Set exercise:
Repeat the data below exactly, dropping any pictures it holds.

Begin Supplied data

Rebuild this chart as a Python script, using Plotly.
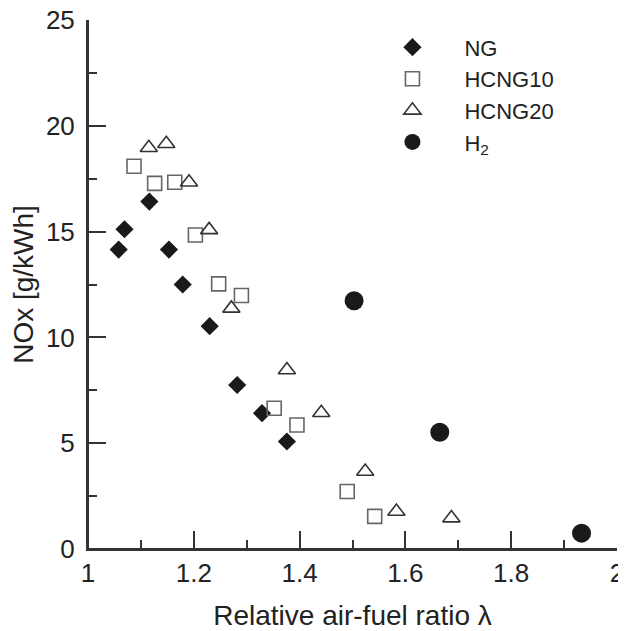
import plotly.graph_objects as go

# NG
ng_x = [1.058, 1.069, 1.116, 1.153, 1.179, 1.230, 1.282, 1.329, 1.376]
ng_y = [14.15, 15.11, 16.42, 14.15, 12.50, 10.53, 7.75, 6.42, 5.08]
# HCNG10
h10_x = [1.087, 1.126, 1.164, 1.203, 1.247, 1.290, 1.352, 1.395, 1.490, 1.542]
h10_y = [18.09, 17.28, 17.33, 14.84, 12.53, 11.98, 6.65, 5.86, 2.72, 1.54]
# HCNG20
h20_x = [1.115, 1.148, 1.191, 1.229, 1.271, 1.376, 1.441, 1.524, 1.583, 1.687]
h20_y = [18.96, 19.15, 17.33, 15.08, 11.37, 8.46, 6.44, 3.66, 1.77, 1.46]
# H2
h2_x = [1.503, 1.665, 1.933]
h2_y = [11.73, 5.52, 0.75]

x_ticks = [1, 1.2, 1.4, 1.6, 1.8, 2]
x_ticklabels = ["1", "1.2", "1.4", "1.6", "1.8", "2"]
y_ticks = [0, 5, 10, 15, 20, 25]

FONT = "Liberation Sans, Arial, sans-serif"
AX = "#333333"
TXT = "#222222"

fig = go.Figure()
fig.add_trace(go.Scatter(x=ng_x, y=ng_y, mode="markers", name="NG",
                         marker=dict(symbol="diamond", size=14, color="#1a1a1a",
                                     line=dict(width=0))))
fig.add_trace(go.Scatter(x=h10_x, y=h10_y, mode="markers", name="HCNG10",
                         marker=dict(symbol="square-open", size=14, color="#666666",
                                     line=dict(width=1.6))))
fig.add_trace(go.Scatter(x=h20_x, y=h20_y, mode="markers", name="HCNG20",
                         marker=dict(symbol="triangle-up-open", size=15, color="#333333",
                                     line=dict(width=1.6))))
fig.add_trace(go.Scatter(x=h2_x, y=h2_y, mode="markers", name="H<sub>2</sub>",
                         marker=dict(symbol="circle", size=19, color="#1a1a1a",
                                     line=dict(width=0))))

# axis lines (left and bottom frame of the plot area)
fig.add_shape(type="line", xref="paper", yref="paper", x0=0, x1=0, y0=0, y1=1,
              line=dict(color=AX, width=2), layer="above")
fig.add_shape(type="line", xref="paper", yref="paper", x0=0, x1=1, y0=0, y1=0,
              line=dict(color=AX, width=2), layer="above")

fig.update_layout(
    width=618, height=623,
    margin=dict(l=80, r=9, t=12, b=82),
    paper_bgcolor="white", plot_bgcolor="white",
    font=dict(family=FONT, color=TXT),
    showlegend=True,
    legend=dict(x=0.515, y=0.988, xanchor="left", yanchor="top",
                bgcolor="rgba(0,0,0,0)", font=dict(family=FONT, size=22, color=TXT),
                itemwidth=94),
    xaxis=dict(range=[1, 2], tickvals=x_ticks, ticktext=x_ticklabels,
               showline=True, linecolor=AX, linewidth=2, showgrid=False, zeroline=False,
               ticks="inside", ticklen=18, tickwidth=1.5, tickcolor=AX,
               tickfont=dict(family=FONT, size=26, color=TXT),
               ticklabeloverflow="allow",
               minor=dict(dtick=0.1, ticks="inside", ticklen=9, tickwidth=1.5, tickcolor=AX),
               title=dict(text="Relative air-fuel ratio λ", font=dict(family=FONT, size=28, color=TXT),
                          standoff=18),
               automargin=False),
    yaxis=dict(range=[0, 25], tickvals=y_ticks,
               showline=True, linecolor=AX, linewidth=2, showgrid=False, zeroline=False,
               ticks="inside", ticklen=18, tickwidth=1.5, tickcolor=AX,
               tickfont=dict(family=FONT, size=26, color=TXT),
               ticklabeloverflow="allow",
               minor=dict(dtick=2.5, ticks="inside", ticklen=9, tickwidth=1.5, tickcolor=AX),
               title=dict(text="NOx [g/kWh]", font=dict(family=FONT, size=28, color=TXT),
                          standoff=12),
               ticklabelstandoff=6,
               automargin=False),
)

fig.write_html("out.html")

End Supplied data

Completed task:
Rebuild this chart as a Python script, using Plotly.
import plotly.graph_objects as go

# NG
ng_x = [1.058, 1.069, 1.116, 1.153, 1.179, 1.230, 1.282, 1.329, 1.376]
ng_y = [14.15, 15.11, 16.42, 14.15, 12.50, 10.53, 7.75, 6.42, 5.08]
# HCNG10
h10_x = [1.087, 1.126, 1.164, 1.203, 1.247, 1.290, 1.352, 1.395, 1.490, 1.542]
h10_y = [18.09, 17.28, 17.33, 14.84, 12.53, 11.98, 6.65, 5.86, 2.72, 1.54]
# HCNG20
h20_x = [1.115, 1.148, 1.191, 1.229, 1.271, 1.376, 1.441, 1.524, 1.583, 1.687]
h20_y = [18.96, 19.15, 17.33, 15.08, 11.37, 8.46, 6.44, 3.66, 1.77, 1.46]
# H2
h2_x = [1.503, 1.665, 1.933]
h2_y = [11.73, 5.52, 0.75]

x_ticks = [1, 1.2, 1.4, 1.6, 1.8, 2]
x_ticklabels = ["1", "1.2", "1.4", "1.6", "1.8", "2"]
y_ticks = [0, 5, 10, 15, 20, 25]

FONT = "Liberation Sans, Arial, sans-serif"
AX = "#333333"
TXT = "#222222"

fig = go.Figure()
fig.add_trace(go.Scatter(x=ng_x, y=ng_y, mode="markers", name="NG",
                         marker=dict(symbol="diamond", size=14, color="#1a1a1a",
                                     line=dict(width=0))))
fig.add_trace(go.Scatter(x=h10_x, y=h10_y, mode="markers", name="HCNG10",
                         marker=dict(symbol="square-open", size=14, color="#666666",
                                     line=dict(width=1.6))))
fig.add_trace(go.Scatter(x=h20_x, y=h20_y, mode="markers", name="HCNG20",
                         marker=dict(symbol="triangle-up-open", size=15, color="#333333",
                                     line=dict(width=1.6))))
fig.add_trace(go.Scatter(x=h2_x, y=h2_y, mode="markers", name="H<sub>2</sub>",
                         marker=dict(symbol="circle", size=19, color="#1a1a1a",
                                     line=dict(width=0))))

# axis lines (left and bottom frame of the plot area)
fig.add_shape(type="line", xref="paper", yref="paper", x0=0, x1=0, y0=0, y1=1,
              line=dict(color=AX, width=2), layer="above")
fig.add_shape(type="line", xref="paper", yref="paper", x0=0, x1=1, y0=0, y1=0,
              line=dict(color=AX, width=2), layer="above")

fig.update_layout(
    width=618, height=623,
    margin=dict(l=80, r=9, t=12, b=82),
    paper_bgcolor="white", plot_bgcolor="white",
    font=dict(family=FONT, color=TXT),
    showlegend=True,
    legend=dict(x=0.515, y=0.988, xanchor="left", yanchor="top",
                bgcolor="rgba(0,0,0,0)", font=dict(family=FONT, size=22, color=TXT),
                itemwidth=94),
    xaxis=dict(range=[1, 2], tickvals=x_ticks, ticktext=x_ticklabels,
               showline=True, linecolor=AX, linewidth=2, showgrid=False, zeroline=False,
               ticks="inside", ticklen=18, tickwidth=1.5, tickcolor=AX,
               tickfont=dict(family=FONT, size=26, color=TXT),
               ticklabeloverflow="allow",
               minor=dict(dtick=0.1, ticks="inside", ticklen=9, tickwidth=1.5, tickcolor=AX),
               title=dict(text="Relative air-fuel ratio λ", font=dict(family=FONT, size=28, color=TXT),
                          standoff=18),
               automargin=False),
    yaxis=dict(range=[0, 25], tickvals=y_ticks,
               showline=True, linecolor=AX, linewidth=2, showgrid=False, zeroline=False,
               ticks="inside", ticklen=18, tickwidth=1.5, tickcolor=AX,
               tickfont=dict(family=FONT, size=26, color=TXT),
               ticklabeloverflow="allow",
               minor=dict(dtick=2.5, ticks="inside", ticklen=9, tickwidth=1.5, tickcolor=AX),
               title=dict(text="NOx [g/kWh]", font=dict(family=FONT, size=28, color=TXT),
                          standoff=12),
               ticklabelstandoff=6,
               automargin=False),
)

fig.write_html("out.html")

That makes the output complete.